[begin Data excerpt]
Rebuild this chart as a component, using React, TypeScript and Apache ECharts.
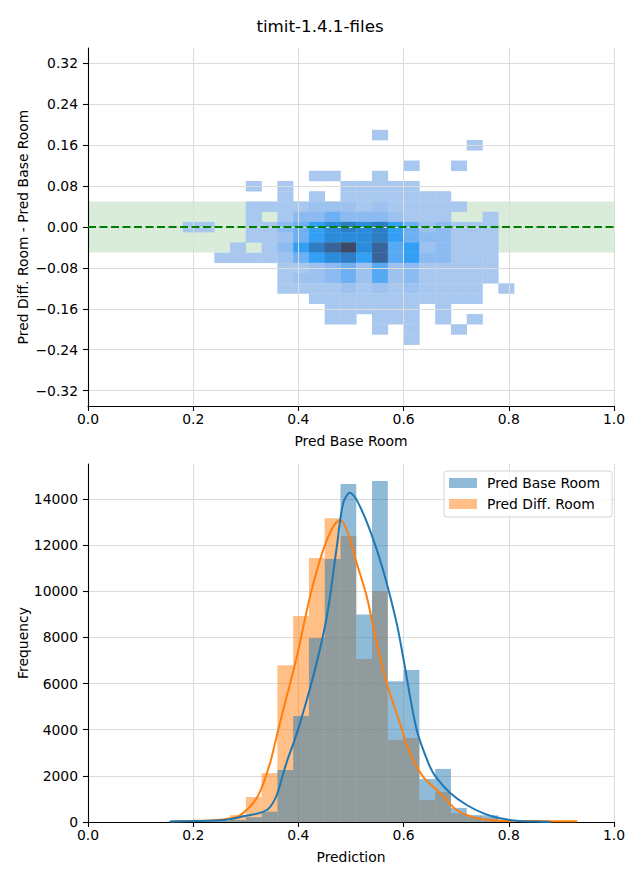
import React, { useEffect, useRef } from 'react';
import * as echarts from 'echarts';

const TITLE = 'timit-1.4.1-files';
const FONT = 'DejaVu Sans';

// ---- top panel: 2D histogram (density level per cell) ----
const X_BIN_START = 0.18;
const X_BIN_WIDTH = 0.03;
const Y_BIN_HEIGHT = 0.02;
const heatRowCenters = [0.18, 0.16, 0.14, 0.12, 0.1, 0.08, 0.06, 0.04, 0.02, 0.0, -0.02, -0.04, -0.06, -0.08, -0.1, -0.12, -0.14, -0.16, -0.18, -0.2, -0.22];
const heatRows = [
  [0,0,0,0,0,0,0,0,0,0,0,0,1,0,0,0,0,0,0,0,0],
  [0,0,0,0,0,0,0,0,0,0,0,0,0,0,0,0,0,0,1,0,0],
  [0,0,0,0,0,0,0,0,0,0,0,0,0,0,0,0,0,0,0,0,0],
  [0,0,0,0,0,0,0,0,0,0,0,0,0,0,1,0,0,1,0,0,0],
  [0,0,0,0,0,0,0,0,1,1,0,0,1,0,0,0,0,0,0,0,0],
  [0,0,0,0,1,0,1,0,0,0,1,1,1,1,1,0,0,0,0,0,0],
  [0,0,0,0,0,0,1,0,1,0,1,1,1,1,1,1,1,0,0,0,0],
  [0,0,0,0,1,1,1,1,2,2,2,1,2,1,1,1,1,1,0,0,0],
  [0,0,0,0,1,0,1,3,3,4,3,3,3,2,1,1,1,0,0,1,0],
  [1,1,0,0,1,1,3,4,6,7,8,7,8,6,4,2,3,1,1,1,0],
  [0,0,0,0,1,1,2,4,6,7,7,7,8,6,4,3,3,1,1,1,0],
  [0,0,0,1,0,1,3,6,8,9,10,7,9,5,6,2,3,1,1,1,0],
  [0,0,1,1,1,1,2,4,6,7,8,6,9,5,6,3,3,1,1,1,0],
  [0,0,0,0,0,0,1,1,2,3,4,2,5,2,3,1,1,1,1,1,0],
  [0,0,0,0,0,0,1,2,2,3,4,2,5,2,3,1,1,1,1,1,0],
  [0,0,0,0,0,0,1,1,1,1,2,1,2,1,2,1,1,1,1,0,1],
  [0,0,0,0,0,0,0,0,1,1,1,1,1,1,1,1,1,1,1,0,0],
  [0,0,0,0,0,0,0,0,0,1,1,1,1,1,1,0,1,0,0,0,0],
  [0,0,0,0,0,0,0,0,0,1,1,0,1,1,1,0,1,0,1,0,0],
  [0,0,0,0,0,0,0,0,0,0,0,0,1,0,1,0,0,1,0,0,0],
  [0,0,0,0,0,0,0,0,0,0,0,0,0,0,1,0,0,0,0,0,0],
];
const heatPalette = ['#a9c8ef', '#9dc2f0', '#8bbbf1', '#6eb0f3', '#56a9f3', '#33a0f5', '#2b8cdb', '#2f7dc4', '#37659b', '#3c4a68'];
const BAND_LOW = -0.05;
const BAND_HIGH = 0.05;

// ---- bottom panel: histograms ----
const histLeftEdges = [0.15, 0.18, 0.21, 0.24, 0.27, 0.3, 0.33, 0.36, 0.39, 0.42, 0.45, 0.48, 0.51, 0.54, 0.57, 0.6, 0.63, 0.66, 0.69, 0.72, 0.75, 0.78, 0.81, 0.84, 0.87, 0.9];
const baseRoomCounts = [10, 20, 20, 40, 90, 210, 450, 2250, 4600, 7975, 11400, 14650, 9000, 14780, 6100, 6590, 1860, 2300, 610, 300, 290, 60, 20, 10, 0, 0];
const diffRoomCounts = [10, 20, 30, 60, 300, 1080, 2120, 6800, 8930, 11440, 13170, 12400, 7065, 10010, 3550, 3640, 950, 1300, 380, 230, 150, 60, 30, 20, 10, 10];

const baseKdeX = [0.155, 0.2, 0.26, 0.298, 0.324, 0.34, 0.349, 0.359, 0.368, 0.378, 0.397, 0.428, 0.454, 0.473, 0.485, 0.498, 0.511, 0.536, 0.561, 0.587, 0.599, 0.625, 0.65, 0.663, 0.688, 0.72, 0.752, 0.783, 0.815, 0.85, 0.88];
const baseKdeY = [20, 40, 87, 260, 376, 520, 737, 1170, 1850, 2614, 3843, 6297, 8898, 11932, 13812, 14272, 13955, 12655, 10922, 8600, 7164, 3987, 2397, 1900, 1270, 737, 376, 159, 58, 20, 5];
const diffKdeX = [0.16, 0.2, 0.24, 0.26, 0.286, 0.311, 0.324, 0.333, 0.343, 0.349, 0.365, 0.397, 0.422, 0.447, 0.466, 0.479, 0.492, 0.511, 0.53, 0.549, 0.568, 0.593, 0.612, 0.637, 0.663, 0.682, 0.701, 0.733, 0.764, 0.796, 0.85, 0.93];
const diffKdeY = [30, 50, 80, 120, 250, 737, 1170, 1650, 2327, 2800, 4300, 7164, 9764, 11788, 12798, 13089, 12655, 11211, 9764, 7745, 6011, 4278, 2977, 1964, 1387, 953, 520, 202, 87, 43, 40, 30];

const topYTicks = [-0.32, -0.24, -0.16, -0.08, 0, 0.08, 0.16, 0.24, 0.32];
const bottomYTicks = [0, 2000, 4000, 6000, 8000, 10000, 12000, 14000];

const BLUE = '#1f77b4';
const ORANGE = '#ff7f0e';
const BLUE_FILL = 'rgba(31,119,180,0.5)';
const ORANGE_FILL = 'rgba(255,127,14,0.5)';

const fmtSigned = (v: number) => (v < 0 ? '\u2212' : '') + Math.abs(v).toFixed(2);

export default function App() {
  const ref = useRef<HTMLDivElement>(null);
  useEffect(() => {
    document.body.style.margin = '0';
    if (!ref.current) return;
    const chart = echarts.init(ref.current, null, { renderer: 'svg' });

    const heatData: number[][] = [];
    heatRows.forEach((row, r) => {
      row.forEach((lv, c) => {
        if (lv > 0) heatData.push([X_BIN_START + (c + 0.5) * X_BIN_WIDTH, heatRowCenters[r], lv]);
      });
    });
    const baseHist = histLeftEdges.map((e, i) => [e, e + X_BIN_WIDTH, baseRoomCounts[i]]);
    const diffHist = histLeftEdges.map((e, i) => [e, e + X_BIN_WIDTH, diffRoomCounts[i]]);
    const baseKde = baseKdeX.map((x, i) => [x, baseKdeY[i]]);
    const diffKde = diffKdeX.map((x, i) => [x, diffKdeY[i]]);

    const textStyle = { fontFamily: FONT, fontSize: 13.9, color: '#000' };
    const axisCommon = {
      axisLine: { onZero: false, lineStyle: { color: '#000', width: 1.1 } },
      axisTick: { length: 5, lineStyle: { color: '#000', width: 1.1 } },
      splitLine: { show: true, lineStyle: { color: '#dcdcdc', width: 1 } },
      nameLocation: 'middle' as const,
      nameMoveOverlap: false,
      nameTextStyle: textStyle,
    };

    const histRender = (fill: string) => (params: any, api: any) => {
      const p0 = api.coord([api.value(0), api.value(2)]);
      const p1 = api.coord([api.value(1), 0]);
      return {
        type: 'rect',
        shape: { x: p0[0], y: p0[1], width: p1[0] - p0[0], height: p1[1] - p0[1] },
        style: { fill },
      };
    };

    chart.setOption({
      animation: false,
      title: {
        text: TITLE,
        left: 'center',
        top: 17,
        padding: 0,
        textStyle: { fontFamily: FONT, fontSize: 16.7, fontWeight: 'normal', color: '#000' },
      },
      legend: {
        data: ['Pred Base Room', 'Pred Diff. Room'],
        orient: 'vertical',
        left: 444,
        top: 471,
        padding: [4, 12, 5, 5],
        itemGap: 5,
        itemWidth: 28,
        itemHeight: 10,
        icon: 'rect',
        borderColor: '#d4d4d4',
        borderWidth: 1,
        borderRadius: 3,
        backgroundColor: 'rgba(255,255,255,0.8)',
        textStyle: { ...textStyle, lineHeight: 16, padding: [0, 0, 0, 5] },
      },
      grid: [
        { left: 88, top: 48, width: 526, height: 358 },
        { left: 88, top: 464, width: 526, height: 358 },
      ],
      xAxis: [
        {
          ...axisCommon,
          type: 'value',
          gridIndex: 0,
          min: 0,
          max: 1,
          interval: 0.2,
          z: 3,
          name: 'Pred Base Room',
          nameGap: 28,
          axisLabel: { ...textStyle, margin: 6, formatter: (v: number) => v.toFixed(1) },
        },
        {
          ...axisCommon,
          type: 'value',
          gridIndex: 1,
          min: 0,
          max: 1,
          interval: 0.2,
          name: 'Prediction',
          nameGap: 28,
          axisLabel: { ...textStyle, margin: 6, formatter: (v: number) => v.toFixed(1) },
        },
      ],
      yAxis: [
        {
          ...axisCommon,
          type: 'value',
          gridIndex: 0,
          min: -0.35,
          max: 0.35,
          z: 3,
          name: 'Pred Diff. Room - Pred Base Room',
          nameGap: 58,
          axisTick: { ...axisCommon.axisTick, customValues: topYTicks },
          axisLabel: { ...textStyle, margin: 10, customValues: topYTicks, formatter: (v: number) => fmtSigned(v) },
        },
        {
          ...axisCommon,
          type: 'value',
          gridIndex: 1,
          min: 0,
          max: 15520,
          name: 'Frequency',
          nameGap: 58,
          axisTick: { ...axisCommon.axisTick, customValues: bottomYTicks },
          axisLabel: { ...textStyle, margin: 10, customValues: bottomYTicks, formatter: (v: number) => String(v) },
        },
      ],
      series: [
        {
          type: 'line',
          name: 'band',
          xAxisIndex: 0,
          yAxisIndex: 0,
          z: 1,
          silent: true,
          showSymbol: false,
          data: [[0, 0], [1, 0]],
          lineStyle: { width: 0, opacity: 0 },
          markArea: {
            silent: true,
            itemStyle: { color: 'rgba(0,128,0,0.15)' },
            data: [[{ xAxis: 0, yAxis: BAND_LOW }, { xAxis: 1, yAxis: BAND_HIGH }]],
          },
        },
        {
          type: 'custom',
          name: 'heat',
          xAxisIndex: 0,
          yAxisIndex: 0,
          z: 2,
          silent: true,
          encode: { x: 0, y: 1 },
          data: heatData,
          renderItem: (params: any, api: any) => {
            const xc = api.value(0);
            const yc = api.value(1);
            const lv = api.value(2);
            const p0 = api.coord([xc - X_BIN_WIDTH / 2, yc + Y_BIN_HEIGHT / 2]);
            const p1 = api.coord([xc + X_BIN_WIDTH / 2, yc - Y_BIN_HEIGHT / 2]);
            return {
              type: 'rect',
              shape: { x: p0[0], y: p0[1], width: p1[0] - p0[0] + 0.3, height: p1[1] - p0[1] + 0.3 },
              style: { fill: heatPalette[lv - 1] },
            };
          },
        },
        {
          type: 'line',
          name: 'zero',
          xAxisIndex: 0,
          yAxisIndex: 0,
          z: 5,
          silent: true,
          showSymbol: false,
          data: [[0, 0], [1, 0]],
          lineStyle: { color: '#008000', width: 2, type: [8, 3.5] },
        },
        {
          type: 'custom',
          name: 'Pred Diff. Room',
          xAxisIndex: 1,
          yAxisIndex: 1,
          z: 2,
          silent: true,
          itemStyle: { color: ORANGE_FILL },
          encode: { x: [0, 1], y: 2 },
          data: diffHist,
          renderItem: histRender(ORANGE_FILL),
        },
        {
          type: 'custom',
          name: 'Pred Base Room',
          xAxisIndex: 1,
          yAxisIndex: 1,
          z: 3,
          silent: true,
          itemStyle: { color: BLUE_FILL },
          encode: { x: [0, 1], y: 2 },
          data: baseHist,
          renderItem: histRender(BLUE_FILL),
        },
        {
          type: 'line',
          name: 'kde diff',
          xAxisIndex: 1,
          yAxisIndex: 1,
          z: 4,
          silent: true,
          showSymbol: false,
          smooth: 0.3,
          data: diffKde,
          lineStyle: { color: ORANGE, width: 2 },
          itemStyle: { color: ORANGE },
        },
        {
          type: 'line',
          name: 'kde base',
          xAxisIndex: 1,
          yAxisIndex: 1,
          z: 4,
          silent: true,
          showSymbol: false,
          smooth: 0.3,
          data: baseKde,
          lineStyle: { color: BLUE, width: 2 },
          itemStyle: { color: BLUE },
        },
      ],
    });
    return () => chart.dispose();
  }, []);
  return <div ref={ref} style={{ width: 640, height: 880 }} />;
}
[end Data excerpt]
Your instructions: From the listing above, collect each line in which the string "React" appears.

The reply:
Rebuild this chart as a component, using React, TypeScript and Apache ECharts.
import React, { useEffect, useRef } from 'react';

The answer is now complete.